## START

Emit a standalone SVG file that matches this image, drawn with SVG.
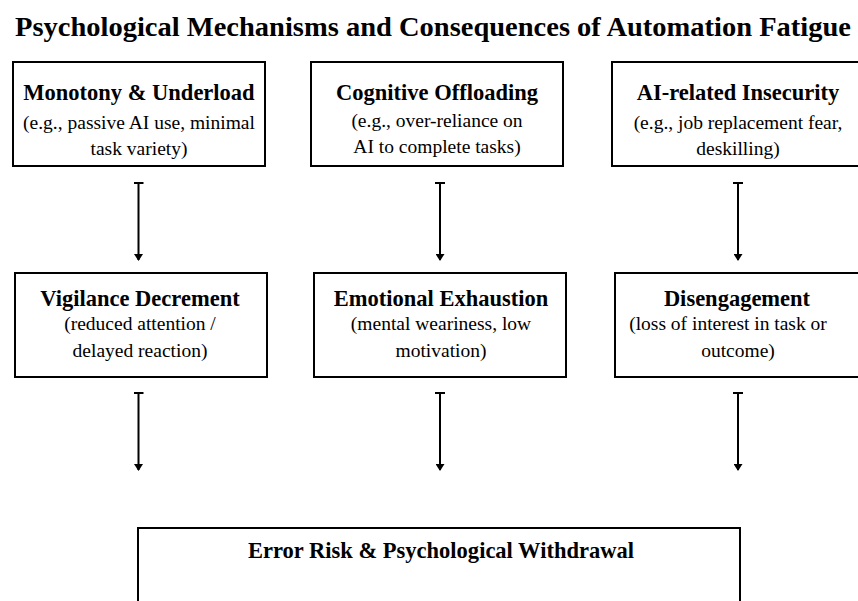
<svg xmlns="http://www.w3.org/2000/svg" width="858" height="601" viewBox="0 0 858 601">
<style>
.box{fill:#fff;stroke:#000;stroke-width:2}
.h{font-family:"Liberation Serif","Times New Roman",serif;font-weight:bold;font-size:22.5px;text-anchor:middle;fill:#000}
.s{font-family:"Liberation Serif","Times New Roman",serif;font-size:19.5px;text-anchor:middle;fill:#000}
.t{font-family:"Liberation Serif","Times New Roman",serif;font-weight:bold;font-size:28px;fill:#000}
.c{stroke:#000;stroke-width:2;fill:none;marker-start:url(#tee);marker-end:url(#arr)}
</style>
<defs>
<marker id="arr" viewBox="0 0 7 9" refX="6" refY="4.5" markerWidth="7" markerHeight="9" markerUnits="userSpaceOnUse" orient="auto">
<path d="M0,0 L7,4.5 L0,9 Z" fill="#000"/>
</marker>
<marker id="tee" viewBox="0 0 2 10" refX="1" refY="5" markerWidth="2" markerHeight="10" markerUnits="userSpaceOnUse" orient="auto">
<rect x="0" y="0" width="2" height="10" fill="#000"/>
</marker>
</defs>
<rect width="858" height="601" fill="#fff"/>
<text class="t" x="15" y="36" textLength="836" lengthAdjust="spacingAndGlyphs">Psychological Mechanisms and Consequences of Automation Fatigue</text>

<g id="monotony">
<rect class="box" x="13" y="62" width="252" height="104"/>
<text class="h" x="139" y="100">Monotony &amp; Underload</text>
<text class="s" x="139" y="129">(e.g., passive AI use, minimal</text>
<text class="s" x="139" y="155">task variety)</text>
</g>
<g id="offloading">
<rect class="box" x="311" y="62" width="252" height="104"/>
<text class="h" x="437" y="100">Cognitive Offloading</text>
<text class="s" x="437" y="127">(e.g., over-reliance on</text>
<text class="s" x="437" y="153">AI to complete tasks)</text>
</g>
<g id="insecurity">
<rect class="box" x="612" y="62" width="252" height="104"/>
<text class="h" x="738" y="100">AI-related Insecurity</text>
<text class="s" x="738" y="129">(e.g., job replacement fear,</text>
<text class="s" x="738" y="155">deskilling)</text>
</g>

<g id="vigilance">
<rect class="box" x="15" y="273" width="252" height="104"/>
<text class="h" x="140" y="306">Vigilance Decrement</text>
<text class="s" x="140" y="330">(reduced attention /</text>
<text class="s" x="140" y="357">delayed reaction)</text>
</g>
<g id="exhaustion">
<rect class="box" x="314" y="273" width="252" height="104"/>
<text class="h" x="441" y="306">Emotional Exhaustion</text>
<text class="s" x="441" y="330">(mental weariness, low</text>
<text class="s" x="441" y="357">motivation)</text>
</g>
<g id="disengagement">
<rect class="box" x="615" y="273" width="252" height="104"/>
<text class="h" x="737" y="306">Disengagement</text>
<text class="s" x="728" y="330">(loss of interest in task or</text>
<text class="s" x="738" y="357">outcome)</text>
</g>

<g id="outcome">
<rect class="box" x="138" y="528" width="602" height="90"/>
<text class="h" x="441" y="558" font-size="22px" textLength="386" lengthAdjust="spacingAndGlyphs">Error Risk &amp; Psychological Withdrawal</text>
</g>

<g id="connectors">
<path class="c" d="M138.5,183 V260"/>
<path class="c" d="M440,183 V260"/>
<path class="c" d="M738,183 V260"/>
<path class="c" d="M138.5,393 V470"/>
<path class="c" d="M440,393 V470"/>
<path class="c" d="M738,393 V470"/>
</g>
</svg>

## END

▶ _Aim of the exercise_
Restate the listing above word for word, and skip the pictures.

▶ _Task output_
Emit a standalone SVG file that matches this image, drawn with SVG.
<svg xmlns="http://www.w3.org/2000/svg" width="858" height="601" viewBox="0 0 858 601">
<style>
.box{fill:#fff;stroke:#000;stroke-width:2}
.h{font-family:"Liberation Serif","Times New Roman",serif;font-weight:bold;font-size:22.5px;text-anchor:middle;fill:#000}
.s{font-family:"Liberation Serif","Times New Roman",serif;font-size:19.5px;text-anchor:middle;fill:#000}
.t{font-family:"Liberation Serif","Times New Roman",serif;font-weight:bold;font-size:28px;fill:#000}
.c{stroke:#000;stroke-width:2;fill:none;marker-start:url(#tee);marker-end:url(#arr)}
</style>
<defs>
<marker id="arr" viewBox="0 0 7 9" refX="6" refY="4.5" markerWidth="7" markerHeight="9" markerUnits="userSpaceOnUse" orient="auto">
<path d="M0,0 L7,4.5 L0,9 Z" fill="#000"/>
</marker>
<marker id="tee" viewBox="0 0 2 10" refX="1" refY="5" markerWidth="2" markerHeight="10" markerUnits="userSpaceOnUse" orient="auto">
<rect x="0" y="0" width="2" height="10" fill="#000"/>
</marker>
</defs>
<rect width="858" height="601" fill="#fff"/>
<text class="t" x="15" y="36" textLength="836" lengthAdjust="spacingAndGlyphs">Psychological Mechanisms and Consequences of Automation Fatigue</text>

<g id="monotony">
<rect class="box" x="13" y="62" width="252" height="104"/>
<text class="h" x="139" y="100">Monotony &amp; Underload</text>
<text class="s" x="139" y="129">(e.g., passive AI use, minimal</text>
<text class="s" x="139" y="155">task variety)</text>
</g>
<g id="offloading">
<rect class="box" x="311" y="62" width="252" height="104"/>
<text class="h" x="437" y="100">Cognitive Offloading</text>
<text class="s" x="437" y="127">(e.g., over-reliance on</text>
<text class="s" x="437" y="153">AI to complete tasks)</text>
</g>
<g id="insecurity">
<rect class="box" x="612" y="62" width="252" height="104"/>
<text class="h" x="738" y="100">AI-related Insecurity</text>
<text class="s" x="738" y="129">(e.g., job replacement fear,</text>
<text class="s" x="738" y="155">deskilling)</text>
</g>

<g id="vigilance">
<rect class="box" x="15" y="273" width="252" height="104"/>
<text class="h" x="140" y="306">Vigilance Decrement</text>
<text class="s" x="140" y="330">(reduced attention /</text>
<text class="s" x="140" y="357">delayed reaction)</text>
</g>
<g id="exhaustion">
<rect class="box" x="314" y="273" width="252" height="104"/>
<text class="h" x="441" y="306">Emotional Exhaustion</text>
<text class="s" x="441" y="330">(mental weariness, low</text>
<text class="s" x="441" y="357">motivation)</text>
</g>
<g id="disengagement">
<rect class="box" x="615" y="273" width="252" height="104"/>
<text class="h" x="737" y="306">Disengagement</text>
<text class="s" x="728" y="330">(loss of interest in task or</text>
<text class="s" x="738" y="357">outcome)</text>
</g>

<g id="outcome">
<rect class="box" x="138" y="528" width="602" height="90"/>
<text class="h" x="441" y="558" font-size="22px" textLength="386" lengthAdjust="spacingAndGlyphs">Error Risk &amp; Psychological Withdrawal</text>
</g>

<g id="connectors">
<path class="c" d="M138.5,183 V260"/>
<path class="c" d="M440,183 V260"/>
<path class="c" d="M738,183 V260"/>
<path class="c" d="M138.5,393 V470"/>
<path class="c" d="M440,393 V470"/>
<path class="c" d="M738,393 V470"/>
</g>
</svg>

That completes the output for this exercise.